### DATA EXTRACT
-- begin --
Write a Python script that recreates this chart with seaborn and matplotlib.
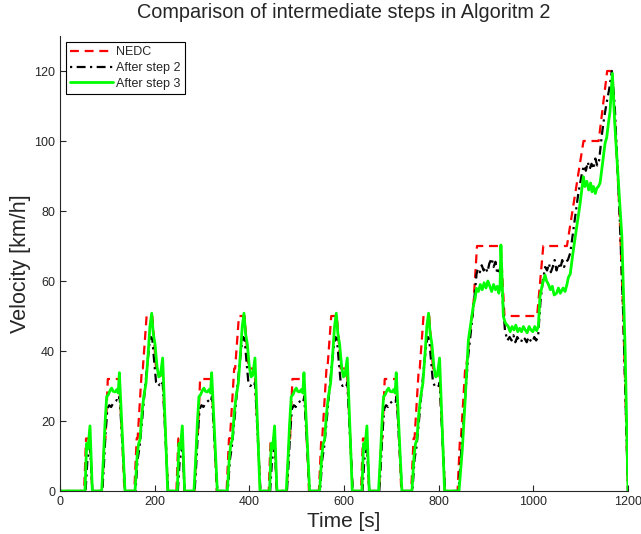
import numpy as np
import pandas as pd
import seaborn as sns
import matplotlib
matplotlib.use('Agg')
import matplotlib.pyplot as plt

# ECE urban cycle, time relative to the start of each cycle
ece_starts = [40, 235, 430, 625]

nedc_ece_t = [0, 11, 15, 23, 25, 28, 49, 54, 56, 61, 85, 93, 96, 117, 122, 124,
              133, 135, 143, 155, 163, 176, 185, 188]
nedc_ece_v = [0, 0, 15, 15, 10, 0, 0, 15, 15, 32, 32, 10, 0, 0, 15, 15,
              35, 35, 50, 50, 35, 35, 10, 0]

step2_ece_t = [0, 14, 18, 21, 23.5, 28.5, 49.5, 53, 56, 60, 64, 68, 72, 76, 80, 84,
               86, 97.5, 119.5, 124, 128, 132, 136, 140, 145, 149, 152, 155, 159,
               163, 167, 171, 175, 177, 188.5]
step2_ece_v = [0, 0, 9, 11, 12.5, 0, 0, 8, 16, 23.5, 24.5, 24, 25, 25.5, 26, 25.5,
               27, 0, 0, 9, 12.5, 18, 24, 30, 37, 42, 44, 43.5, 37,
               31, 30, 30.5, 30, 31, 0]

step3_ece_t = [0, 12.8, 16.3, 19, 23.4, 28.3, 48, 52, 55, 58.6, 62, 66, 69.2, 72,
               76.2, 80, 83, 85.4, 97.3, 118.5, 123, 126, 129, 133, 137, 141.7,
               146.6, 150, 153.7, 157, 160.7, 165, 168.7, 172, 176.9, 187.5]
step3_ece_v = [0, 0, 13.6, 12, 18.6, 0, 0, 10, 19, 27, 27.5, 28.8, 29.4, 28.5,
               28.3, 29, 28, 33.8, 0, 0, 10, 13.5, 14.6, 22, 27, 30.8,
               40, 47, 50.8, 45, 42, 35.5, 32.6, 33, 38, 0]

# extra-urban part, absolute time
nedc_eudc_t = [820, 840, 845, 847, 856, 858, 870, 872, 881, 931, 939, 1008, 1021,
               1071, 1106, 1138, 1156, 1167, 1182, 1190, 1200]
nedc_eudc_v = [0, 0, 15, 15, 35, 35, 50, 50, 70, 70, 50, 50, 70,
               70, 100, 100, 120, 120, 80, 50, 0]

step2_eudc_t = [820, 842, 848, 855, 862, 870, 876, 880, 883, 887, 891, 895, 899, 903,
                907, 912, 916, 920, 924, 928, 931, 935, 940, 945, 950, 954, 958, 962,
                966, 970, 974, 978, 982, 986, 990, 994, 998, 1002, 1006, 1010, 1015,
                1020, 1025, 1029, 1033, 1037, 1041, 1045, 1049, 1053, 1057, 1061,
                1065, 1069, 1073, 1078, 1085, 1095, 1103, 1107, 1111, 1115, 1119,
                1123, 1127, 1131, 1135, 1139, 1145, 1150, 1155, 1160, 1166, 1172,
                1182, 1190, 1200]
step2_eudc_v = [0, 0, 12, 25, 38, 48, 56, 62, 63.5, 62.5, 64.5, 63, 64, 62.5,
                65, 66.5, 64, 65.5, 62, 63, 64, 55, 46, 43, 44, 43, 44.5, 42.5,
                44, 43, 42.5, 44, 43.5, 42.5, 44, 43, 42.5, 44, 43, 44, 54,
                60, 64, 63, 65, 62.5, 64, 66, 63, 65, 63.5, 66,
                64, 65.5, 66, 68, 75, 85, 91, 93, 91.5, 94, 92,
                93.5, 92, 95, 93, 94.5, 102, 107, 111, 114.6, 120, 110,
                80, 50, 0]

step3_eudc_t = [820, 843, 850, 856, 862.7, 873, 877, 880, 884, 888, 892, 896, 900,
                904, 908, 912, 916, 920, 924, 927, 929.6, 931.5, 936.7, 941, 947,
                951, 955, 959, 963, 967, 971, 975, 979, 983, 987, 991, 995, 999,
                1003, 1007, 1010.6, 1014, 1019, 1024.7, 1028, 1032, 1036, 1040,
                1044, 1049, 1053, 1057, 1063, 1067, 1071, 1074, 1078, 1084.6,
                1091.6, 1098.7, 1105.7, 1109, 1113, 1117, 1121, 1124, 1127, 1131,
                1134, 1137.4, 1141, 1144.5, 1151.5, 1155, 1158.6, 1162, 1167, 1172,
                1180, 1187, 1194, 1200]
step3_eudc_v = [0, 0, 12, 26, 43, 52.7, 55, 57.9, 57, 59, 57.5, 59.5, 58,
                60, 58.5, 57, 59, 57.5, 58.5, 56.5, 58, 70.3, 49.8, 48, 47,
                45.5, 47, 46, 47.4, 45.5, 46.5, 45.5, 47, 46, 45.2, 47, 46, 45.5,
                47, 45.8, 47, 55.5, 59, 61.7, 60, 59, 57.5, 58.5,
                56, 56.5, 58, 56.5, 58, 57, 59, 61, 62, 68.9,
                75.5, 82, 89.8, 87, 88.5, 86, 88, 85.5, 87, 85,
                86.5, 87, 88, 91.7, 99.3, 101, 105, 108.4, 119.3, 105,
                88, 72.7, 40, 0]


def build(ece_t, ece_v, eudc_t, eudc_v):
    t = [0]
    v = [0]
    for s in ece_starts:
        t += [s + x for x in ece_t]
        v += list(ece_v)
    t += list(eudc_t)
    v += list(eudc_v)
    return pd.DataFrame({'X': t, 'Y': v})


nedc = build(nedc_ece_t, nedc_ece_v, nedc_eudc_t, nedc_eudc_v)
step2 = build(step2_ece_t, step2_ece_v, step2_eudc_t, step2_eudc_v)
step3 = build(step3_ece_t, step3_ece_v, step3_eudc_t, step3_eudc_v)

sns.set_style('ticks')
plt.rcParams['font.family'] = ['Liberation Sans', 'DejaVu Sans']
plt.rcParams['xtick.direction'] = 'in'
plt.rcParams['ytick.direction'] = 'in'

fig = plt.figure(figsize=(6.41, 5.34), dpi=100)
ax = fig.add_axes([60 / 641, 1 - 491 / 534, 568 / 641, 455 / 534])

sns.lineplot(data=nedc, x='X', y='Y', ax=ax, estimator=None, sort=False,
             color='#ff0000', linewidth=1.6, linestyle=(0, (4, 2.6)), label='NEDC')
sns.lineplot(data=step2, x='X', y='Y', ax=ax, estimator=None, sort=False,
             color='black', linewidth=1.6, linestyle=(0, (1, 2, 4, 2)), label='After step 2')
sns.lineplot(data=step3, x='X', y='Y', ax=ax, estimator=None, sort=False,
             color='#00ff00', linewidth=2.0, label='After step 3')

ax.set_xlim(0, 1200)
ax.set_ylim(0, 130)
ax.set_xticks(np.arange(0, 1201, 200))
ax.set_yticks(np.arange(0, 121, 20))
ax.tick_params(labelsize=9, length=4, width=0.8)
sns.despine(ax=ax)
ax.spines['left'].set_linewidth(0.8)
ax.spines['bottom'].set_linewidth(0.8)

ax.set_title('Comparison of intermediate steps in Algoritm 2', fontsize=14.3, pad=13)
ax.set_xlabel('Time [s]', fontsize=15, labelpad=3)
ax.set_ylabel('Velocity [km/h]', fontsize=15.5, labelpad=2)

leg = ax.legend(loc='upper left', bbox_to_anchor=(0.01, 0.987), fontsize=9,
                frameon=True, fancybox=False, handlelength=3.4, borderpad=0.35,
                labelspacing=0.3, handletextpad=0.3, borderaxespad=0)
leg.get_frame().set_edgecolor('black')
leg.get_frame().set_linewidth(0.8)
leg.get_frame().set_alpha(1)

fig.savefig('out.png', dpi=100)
-- end --
-- begin --
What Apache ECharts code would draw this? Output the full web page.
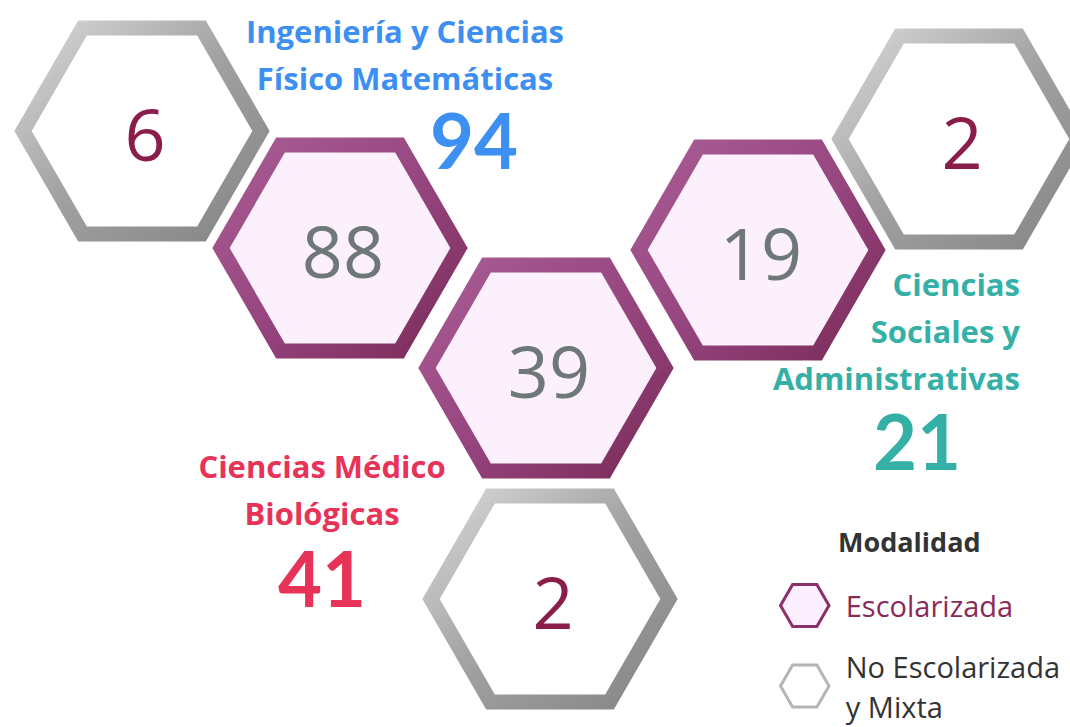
-- end --
### TASK GOAL
Skip all pictures. Output only the lines from the one containing "Write a Python" to the one containing "35, 35, 50, 50, 35, 35, 10, 0]", both lines included.

### PROBLEM SOLUTION
Write a Python script that recreates this chart with seaborn and matplotlib.
import numpy as np
import pandas as pd
import seaborn as sns
import matplotlib
matplotlib.use('Agg')
import matplotlib.pyplot as plt

# ECE urban cycle, time relative to the start of each cycle
ece_starts = [40, 235, 430, 625]

nedc_ece_t = [0, 11, 15, 23, 25, 28, 49, 54, 56, 61, 85, 93, 96, 117, 122, 124,
              133, 135, 143, 155, 163, 176, 185, 188]
nedc_ece_v = [0, 0, 15, 15, 10, 0, 0, 15, 15, 32, 32, 10, 0, 0, 15, 15,
              35, 35, 50, 50, 35, 35, 10, 0]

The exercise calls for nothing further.